3. Personal self management – I regard social energy as a personal resource – in the same way as physical energy. So if I am in deficit – because of excessive social demands – I try to budget in recuperative activities – e.g. going on solitary walks, private reading, gardening etc.
From my experience I have arrived at six key conclusions and lessons for a manager with Asperger Syndrome.

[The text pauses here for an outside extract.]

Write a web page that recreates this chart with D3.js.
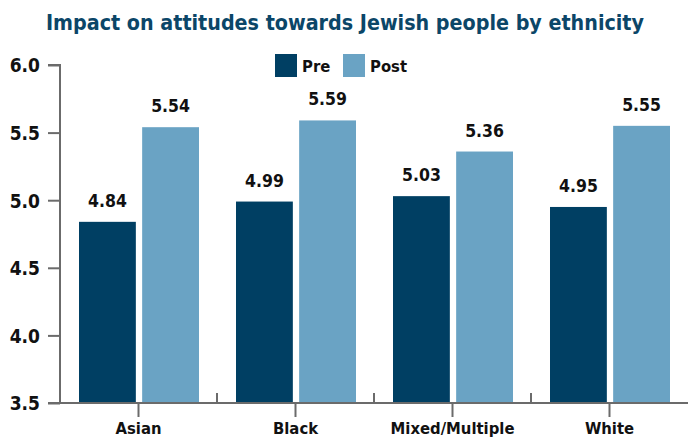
<!DOCTYPE html>
<html><head><meta charset="utf-8">
<script src="https://cdn.jsdelivr.net/npm/d3@7"></script>
<style>body{margin:0;background:#fff;} svg{display:block;}</style>
</head><body>
<svg id="c" width="688" height="439"></svg>
<script>
const categories = ["Asian", "Black", "Mixed/Multiple", "White"];
const seriesNames = ["Pre", "Post"];
const preValues = [4.84, 4.99, 5.03, 4.95];
const postValues = [5.54, 5.59, 5.36, 5.55];
const yTicks = [3.5, 4.0, 4.5, 5.0, 5.5, 6.0];
const colors = ["#003f63", "#6aa3c4"];

const FONT = "'DejaVu Sans Condensed', 'DejaVu Sans', sans-serif";
const svg = d3.select("#c");
const x0 = d3.scaleBand().domain(categories).range([60, 688]).paddingInner(0).paddingOuter(0);
const x1 = d3.scaleBand().domain(seriesNames).range([19, x0.bandwidth() - 18]).paddingInner(0.1);
const y = d3.scaleLinear().domain([3.5, 6.0]).range([403, 65]);

const data = categories.map((c, i) => ({cat: c, vals: [{s: "Pre", v: preValues[i]}, {s: "Post", v: postValues[i]}]}));

// title
svg.append("text").attr("x", 345).attr("y", 30).attr("text-anchor", "middle")
  .attr("font-family", FONT).attr("font-weight", "bold")
  .attr("font-size", 22).attr("fill", "#0b4668")
  .attr("textLength", 598).attr("lengthAdjust", "spacingAndGlyphs")
  .text("Impact on attitudes towards Jewish people by ethnicity");

// bars
const groups = svg.append("g").selectAll("g.grp").data(data).join("g").attr("transform", d => `translate(${x0(d.cat)},0)`);
groups.selectAll("rect").data(d => d.vals).join("rect")
  .attr("x", d => x1(d.s)).attr("width", x1.bandwidth())
  .attr("y", d => y(d.v)).attr("height", d => y(3.5) - y(d.v))
  .attr("fill", (d, i) => colors[i]);
groups.selectAll("text.val").data(d => d.vals).join("text").attr("class", "val")
  .attr("x", d => x1(d.s) + x1.bandwidth() / 2).attr("y", d => y(d.v) - 15)
  .attr("text-anchor", "middle").attr("font-family", FONT)
  .attr("font-weight", "bold").attr("font-size", 17.5).attr("fill", "#111")
  .text(d => d.v.toFixed(2));

// y axis
const yAxis = d3.axisLeft(y).tickValues(yTicks).tickFormat(d3.format(".1f")).tickSize(12).tickPadding(8);
const ya = svg.append("g").attr("transform", "translate(60,0)").call(yAxis);
ya.select(".domain").attr("stroke", "#6b6b6b").attr("stroke-width", 2).attr("d", `M-12,${y(6)}H0V${y(3.5)}`);
ya.selectAll(".tick line").attr("stroke", "#6b6b6b").attr("stroke-width", 2);
ya.selectAll(".tick text").attr("font-family", FONT)
  .attr("font-weight", "bold").attr("font-size", 19).attr("fill", "#111").attr("dy", "0.36em");

// x axis baseline
svg.append("line").attr("x1", 48).attr("x2", 688).attr("y1", y(3.5)).attr("y2", y(3.5))
  .attr("stroke", "#6b6b6b").attr("stroke-width", 2);
// band boundary ticks (upward)
svg.selectAll("line.bt").data(categories.slice(1)).join("line").attr("class", "bt")
  .attr("x1", d => x0(d)).attr("x2", d => x0(d)).attr("y1", y(3.5)).attr("y2", y(3.5) - 10)
  .attr("stroke", "#6b6b6b").attr("stroke-width", 2);
// category ticks & labels
const xAxis = d3.axisBottom(x0).tickSize(14).tickPadding(0);
const xa = svg.append("g").attr("transform", `translate(0,${y(3.5)})`).call(xAxis);
xa.select(".domain").remove();
xa.selectAll(".tick line").attr("stroke", "#6b6b6b").attr("stroke-width", 2);
xa.selectAll(".tick text").attr("font-family", FONT)
  .attr("font-weight", "bold").attr("font-size", 16.5).attr("fill", "#111")
  .attr("y", 31).attr("dy", 0);

// legend
const lg = svg.append("g");
const lx = [275, 343];
seriesNames.forEach((s, i) => {
  lg.append("rect").attr("x", lx[i]).attr("y", 54).attr("width", 22).attr("height", 23).attr("fill", colors[i]);
  lg.append("text").attr("x", lx[i] + 27).attr("y", 72).attr("font-family", FONT)
    .attr("font-weight", "bold").attr("font-size", 16.5).attr("fill", "#111").text(s);
});
</script>
</body></html>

1. Social energy is a resource to be managed like any other;
2. Understand the relative demands of different types of common social interactions: be honest with yourself regarding how much you can take on;
3. Prioritise your business interactions and relate them to the most appropriate social setting – ration those activities which are demanding of social energy;
4. Think about your key strategic relationships – the people for whom you must jump if they say jump. Focus your social energy on meeting their needs;
5. Recognise that the implication of point 4 is that there will be people who you may very much like or admire who you have to give lower priority to;
6. Budget for social downtime to counterbalance periods of great pressure.